One of the major issues is that it can be very difficult at the outset of a project to predict what resources will be required to manage applications effectively. For instance, the publication highlighted one telecommunications provider that is looking to use Hadoop to analyze content, usage and monetisation data generated by a new digital service.
But the company remains in the dark about what infrastructure it will need to put in place to handle this. The vice-president of technology responsible for the rollout said: "It's impossible to do any kind of capacity planning on a product that hasn't launched yet."
Therefore, taking an incremental approach and turning to solutions that can be easily scaled up will be essential to the success of many projects.
One option for this will be to turn to cloud computing for assistance, as this typically offers a high level of scalability – and if the data businesses are looking to analyse is generated in the cloud, it makes sense to keep it there.
However, TechTarget noted that when organisations are dealing with a mix of cloud-based and on-premises information, this can complicate matters if data is available, but residing on storage formats that are not accessible by big data applications.
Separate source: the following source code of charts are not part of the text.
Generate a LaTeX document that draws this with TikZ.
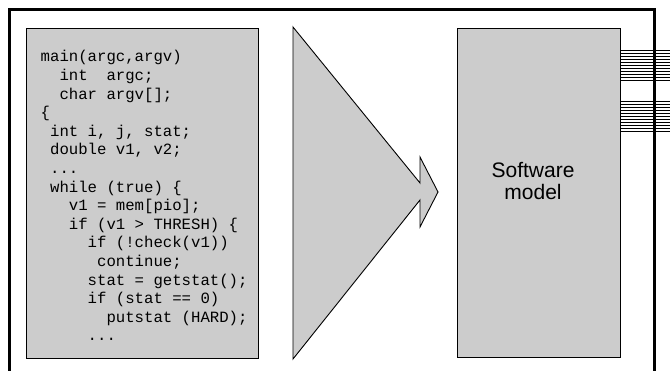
\documentclass[tikz,border=0pt]{standalone}
\usepackage{fontspec}
\setmainfont{Liberation Sans}
\newfontfamily\codefont{Liberation Mono}
\definecolor{boxgray}{HTML}{CCCCCC}
\newcommand{\ind}[1]{\hspace*{#1\dimexpr 0.6em\relax}}
\begin{document}
\begin{tikzpicture}[x=1pt,y=-1pt,
  box/.style={draw=black, fill=boxgray, line width=0.9pt, inner sep=0pt},
  code/.style={anchor=base west, inner sep=0pt, font=\codefont\fontsize{15.67}{18.6}\selectfont},
  wire/.style={draw=black, line width=0.9pt}]
\useasboundingbox (0,0) rectangle (670,371);
% boxes
\node[box, minimum width=232pt, minimum height=330pt] (codebox) at (142,193) {};
\node[box, minimum width=163pt, minimum height=329pt] (model) at (538.5,192.5) {};
\node[align=center, inner sep=0pt, font=\fontsize{21}{22}\selectfont] (modeltext) at (533,181.5) {Software\\model};
% big arrow
\draw[box] (293,27) -- (420,183) -- (420,157) -- (438,192) -- (420,227) -- (420,200) -- (293,359) -- cycle;
% wires
\coordinate (wend) at (672,0);
\foreach \k in {0,...,10} {
  \draw[wire] (model.east |- 0,{50+3*\k}) -- (wend |- 0,{50+3*\k});
  \draw[wire] (model.east |- 0,{101+3*\k}) -- (wend |- 0,{101+3*\k});
}
% frame
\draw[line width=2.2pt] (9.5,380) -- (9.5,9.5) -- (654.5,9.5) -- (654.5,380);
% code lines
\def\xo{40.5}
\node[code] (l1) at (\xo,62) {main(argc,argv)};
\node[code] (l2) at (\xo,80.6) {\ind{2}int\ind{2}argc;};
\node[code] (l3) at (\xo,99.2) {\ind{2}char argv[];};
\node[code] (l4) at (\xo,117.8) {\{};
\node[code] (l5) at (\xo,136.4) {\ind{1}int i, j, stat;};
\node[code] (l6) at (\xo,155) {\ind{1}double v1, v2;};
\node[code] (l7) at (\xo,173.6) {\ind{1}...};
\node[code] (l8) at (\xo,192.2) {\ind{1}while (true) \{};
\node[code] (l9) at (\xo,210.8) {\ind{3}v1 = mem[pio];};
\node[code] (l10) at (\xo,229.4) {\ind{3}if (v1 > THRESH) \{};
\node[code] (l11) at (\xo,248) {\ind{5}if (!check(v1))};
\node[code] (l12) at (\xo,266.6) {\ind{6}continue;};
\node[code] (l13) at (\xo,285.2) {\ind{5}stat = getstat();};
\node[code] (l14) at (\xo,303.8) {\ind{5}if (stat == 0)};
\node[code] (l15) at (\xo,322.4) {\ind{7}putstat (HARD);};
\node[code] (l16) at (\xo,341) {\ind{5}...};
\end{tikzpicture}
\end{document}
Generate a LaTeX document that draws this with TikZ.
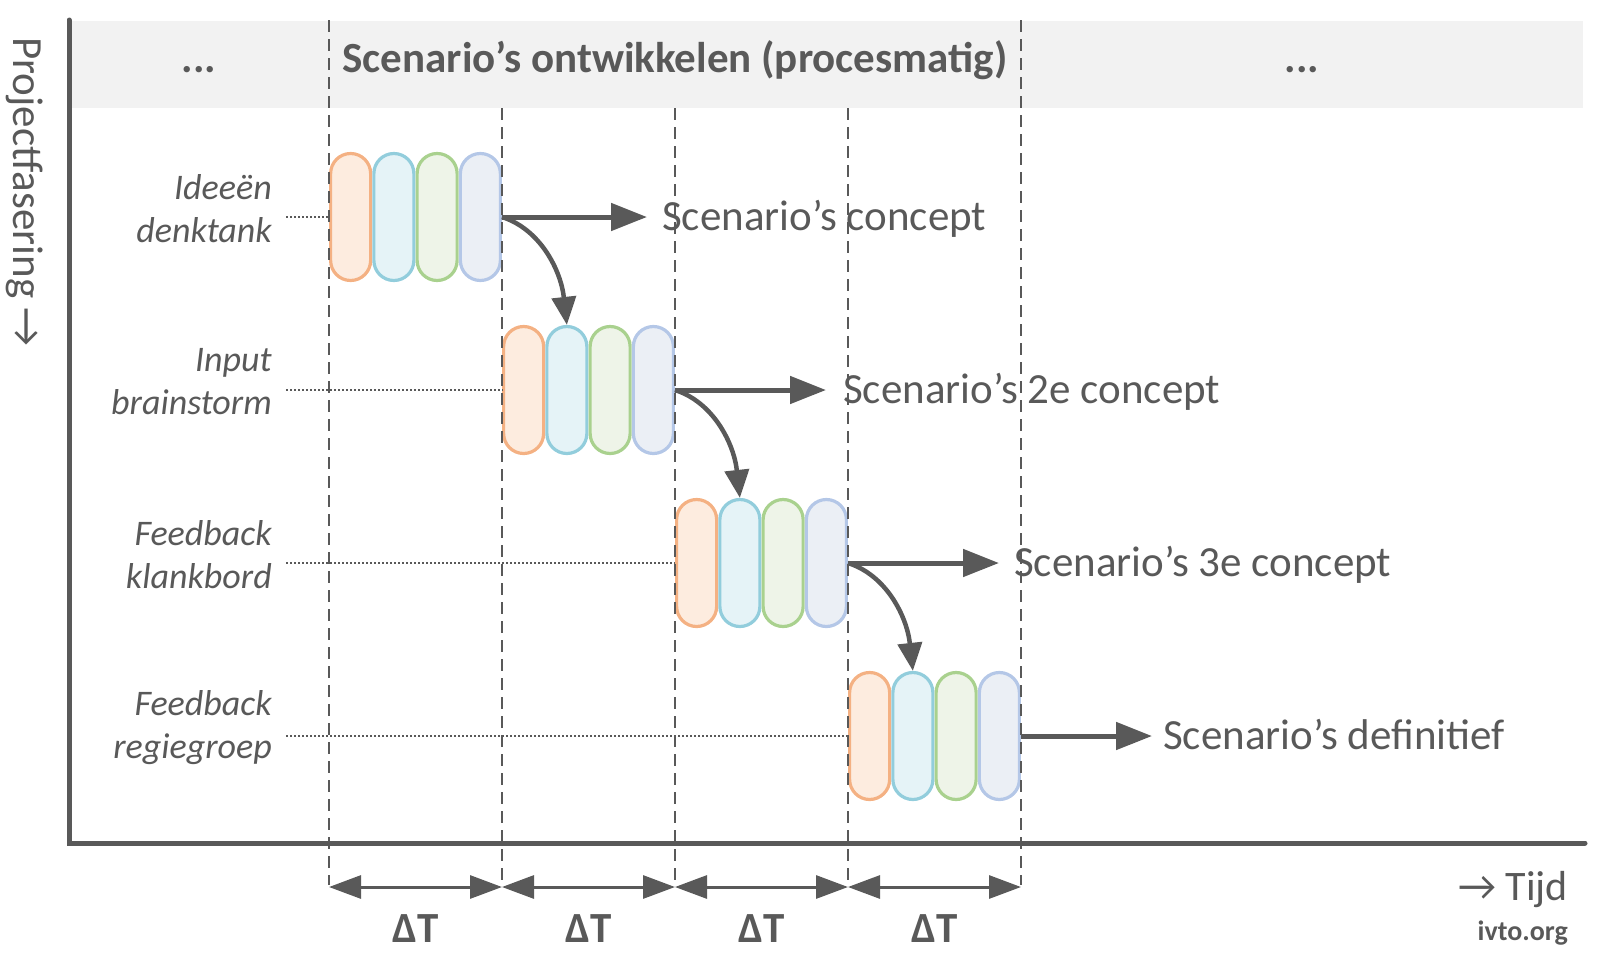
\documentclass[tikz,border=0pt]{standalone}
\usepackage{fontspec}
\setmainfont{Carlito}
\newfontfamily\arrowfont{Carlito}
\usetikzlibrary{arrows.meta}
\definecolor{dg}{HTML}{595959}
\definecolor{band}{HTML}{F2F2F2}
\definecolor{orS}{HTML}{F4B183}
\definecolor{orF}{HTML}{FDECDF}
\definecolor{blS}{HTML}{92CDDC}
\definecolor{blF}{HTML}{E5F3F7}
\definecolor{grS}{HTML}{A9D18E}
\definecolor{grF}{HTML}{EEF4E8}
\definecolor{gbS}{HTML}{B4C7E7}
\definecolor{gbF}{HTML}{EBEFF5}
\tikzset{
  pill/.style={rounded corners=20pt, line width=3.2pt, minimum width=40pt, minimum height=127pt, inner sep=0pt},
  vdash/.style={draw=dg, line width=2.5pt, dash pattern=on 12pt off 7pt},
  dotline/.style={draw=dg, line width=1.5pt, dash pattern=on 2pt off 2pt},
  harrow/.style={draw=dg, line width=5pt, -{Triangle[length=36pt,width=27pt]}},
  carrow/.style={draw=dg, line width=4.5pt, -{Triangle[length=28pt,width=24pt]}},
  dtarrow/.style={draw=dg, line width=3pt, {Triangle[length=32pt,width=23pt]}-{Triangle[length=32pt,width=23pt]}},
  axisline/.style={draw=dg, line width=5pt, line cap=round},
  lab/.style={text=dg, font=\fontsize{36}{43}\selectfont\itshape, align=right, anchor=east, inner xsep=14pt, inner ysep=0pt},
  concept/.style={text=dg, font=\fontsize{43}{50}\selectfont, anchor=base west, inner ysep=0pt},
  hdr/.style={text=dg, font=\fontsize{43}{50}\selectfont\bfseries, anchor=base, inner sep=0pt},
  dtlab/.style={text=dg, font=\fontsize{43}{50}\selectfont\bfseries, anchor=base, inner sep=0pt}
}
\begin{document}
\begin{tikzpicture}[x=1pt,y=-1pt]
\useasboundingbox (0,0) rectangle (1603,961);
% header band
\fill[band] (71,21) rectangle (1583,108);
\node[hdr] (hleft) at (199,72) {...};
\node[hdr] (hmid) at (675,72) {Scenario’s ontwikkelen (procesmatig)};
\node[hdr] (hright) at (1302,72) {...};
% pills
\foreach \r in {0,...,3} {
  \foreach \k/\sc/\fc in {1/orS/orF,2/blS/blF,3/grS/grF,4/gbS/gbF} {
    \node[pill, draw=\sc, fill=\fc] (p\r\k) at ({329+173*\r+43.25*(\k-0.5)}, {217+173*\r}) {};
  }
}
% dashed column lines
\foreach \k in {0,...,4} {
  \coordinate (b\k) at ({329+173*\k}, 885);
  \coordinate (t\k) at ({329+173*\k}, 887);
}
\coordinate (a0) at (329,20);
\coordinate (a4) at (1021,20);
\coordinate (a1) at (502,108);
\coordinate (a2) at (675,108);
\coordinate (a3) at (848,108);
\foreach \k in {0,...,4} { \draw[vdash] (a\k) -- (b\k); }
% axes
\coordinate (origin) at (69,843);
\coordinate (ytop) at (69,20);
\coordinate (xend) at (1585,843);
\draw[axisline] (ytop) -- (origin) -- (xend);
% labels
\node[lab] (l0) at (286,209) {Ideeën\\denktank};
\node[lab] (l1) at (286,382) {Input\\brainstorm};
\node[lab] (l2) at (286,555) {Feedback\\klankbord};
\node[lab] (l3) at (286,728) {Feedback\\regiegroep};
\foreach \r in {0,...,3} { \draw[dotline] (p\r1.west -| l\r.east) -- (p\r1.west); }
% concept texts
\node[concept, inner xsep=15pt] (c0) at (647,230) {Scenario’s concept};
\node[concept, inner xsep=17pt] (c1) at (826,403) {Scenario’s 2e concept};
\node[concept, inner xsep=15pt] (c2) at (999,576) {Scenario’s 3e concept};
\node[concept, inner xsep=11pt] (c3) at (1152,749) {Scenario’s definitief};
\foreach \r in {0,...,3} { \draw[harrow] (p\r4.east) -- (p\r4.east -| c\r.west); }
% curved arrows
\draw[carrow] (p04.east) .. controls +(38,12) and +(-6,-55) .. (p12.north);
\draw[carrow] (p14.east) .. controls +(38,12) and +(-6,-55) .. (p22.north);
\draw[carrow] (p24.east) .. controls +(38,12) and +(-6,-55) .. (p32.north);
% delta T
\foreach \k [evaluate=\k as \n using int(\k+1)] in {0,...,3} {
  \draw[dtarrow] (t\k) -- (t\n);
  \node[dtlab] (dt\k) at ({415.5+173*\k},942) {ΔT};
}
% y-axis title
\node[text=dg, font=\fontsize{43}{50}\selectfont, rotate=-90, anchor=base west, inner sep=0pt] (ytitle) at (13,37) {Projectfasering {\arrowfont →}};
% x-axis title
\node[text=dg, font=\fontsize{42}{50}\selectfont, anchor=base east, inner sep=0pt] (xtitle) at (1568,900) {{\arrowfont →} Tijd};
\node[text=dg, font=\fontsize{28}{33}\selectfont\bfseries, anchor=base east, inner sep=0pt] (src) at (1568,940) {ivto.org};
\end{tikzpicture}
\end{document}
For some applications, such mixed infrastructure will be unavoidable. In the case of the telecommunication provider's service, for example, it will be necessary to use data from both the cloud and on-premises. It is therefore important for any big data solution to support both, for compliance reasons and to save time and network bandwidth.
Another key consideration should be cutting down on latency. In an era where real-time analytics is increasingly in demand, any delays in getting data from a storage array to an analytics application can have a major impact on performance.
Therefore, companies need to examine ways to avoid this. One solution is to use in-memory computing, which allows users to load data into RAM in order to run queries immediately. This can give businesses much faster results than if data is being transferred from disk into applications and help ensure their big data infrastructure is supporting their efforts, rather than holding them back.